---------- Stored data ----------

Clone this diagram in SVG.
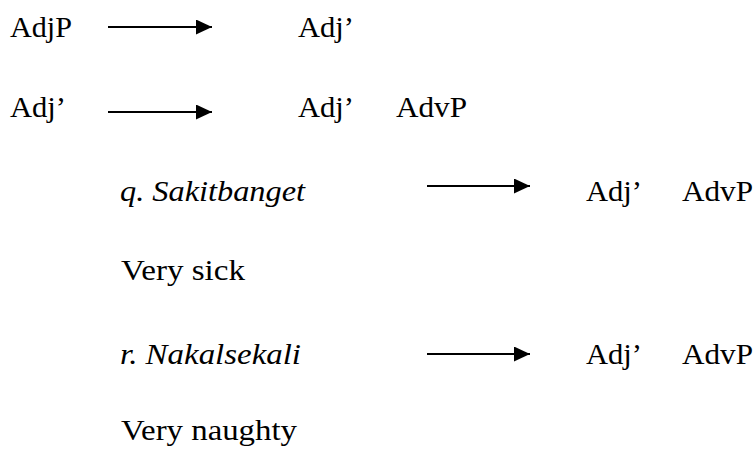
<svg xmlns="http://www.w3.org/2000/svg" width="756" height="452" viewBox="0 0 756 452">
<style>
text{font-family:"Liberation Serif","Times New Roman",serif;font-size:30px;fill:#000}
.it{font-style:italic}
.ar{stroke:#000;stroke-width:2;fill:none}
</style>
<defs>
<marker id="ah" markerUnits="userSpaceOnUse" markerWidth="16" markerHeight="15" refX="16" refY="7.5" orient="auto">
<path d="M0,0 L16,7.5 L0,15 Z" fill="#000"/>
</marker>
</defs>
<rect width="756" height="452" fill="#fff"/>
<g id="connectors">
<line class="ar" x1="108" y1="27" x2="212" y2="27" marker-end="url(#ah)"/>
<line class="ar" x1="108" y1="112" x2="212" y2="112" marker-end="url(#ah)"/>
<line class="ar" x1="427" y1="186" x2="530" y2="186" marker-end="url(#ah)"/>
<line class="ar" x1="427" y1="354" x2="530" y2="354" marker-end="url(#ah)"/>
</g>
<g id="row1">
<text x="10" y="37" textLength="62" lengthAdjust="spacingAndGlyphs">AdjP</text>
<text x="298" y="37" textLength="56" lengthAdjust="spacingAndGlyphs">Adj’</text>
</g>
<g id="row2">
<text x="10" y="117" textLength="56" lengthAdjust="spacingAndGlyphs">Adj’</text>
<text x="298" y="117" textLength="56" lengthAdjust="spacingAndGlyphs">Adj’</text>
<text x="396" y="117" textLength="71" lengthAdjust="spacingAndGlyphs">AdvP</text>
</g>
<g id="row3">
<text class="it" x="120" y="201" textLength="185" lengthAdjust="spacingAndGlyphs">q. Sakitbanget</text>
<text x="586" y="201" textLength="56" lengthAdjust="spacingAndGlyphs">Adj’</text>
<text x="682" y="201" textLength="71" lengthAdjust="spacingAndGlyphs">AdvP</text>
</g>
<g id="row4">
<text x="121" y="280" textLength="124" lengthAdjust="spacingAndGlyphs">Very sick</text>
</g>
<g id="row5">
<text class="it" x="120" y="364" textLength="181" lengthAdjust="spacingAndGlyphs">r. Nakalsekali</text>
<text x="586" y="364" textLength="56" lengthAdjust="spacingAndGlyphs">Adj’</text>
<text x="682" y="364" textLength="71" lengthAdjust="spacingAndGlyphs">AdvP</text>
</g>
<g id="row6">
<text x="121" y="440" textLength="176" lengthAdjust="spacingAndGlyphs">Very naughty</text>
</g>
</svg>
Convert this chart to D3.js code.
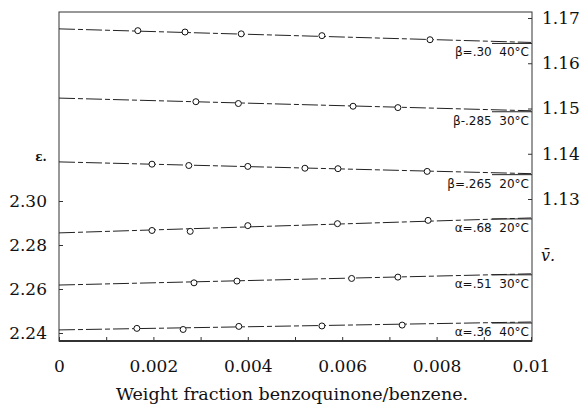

----------

Short problem:
Wherever "this" shows up in a line, copy that line.

Expected output:
Clone this diagram in SVG.
Convert this chart to D3.js code.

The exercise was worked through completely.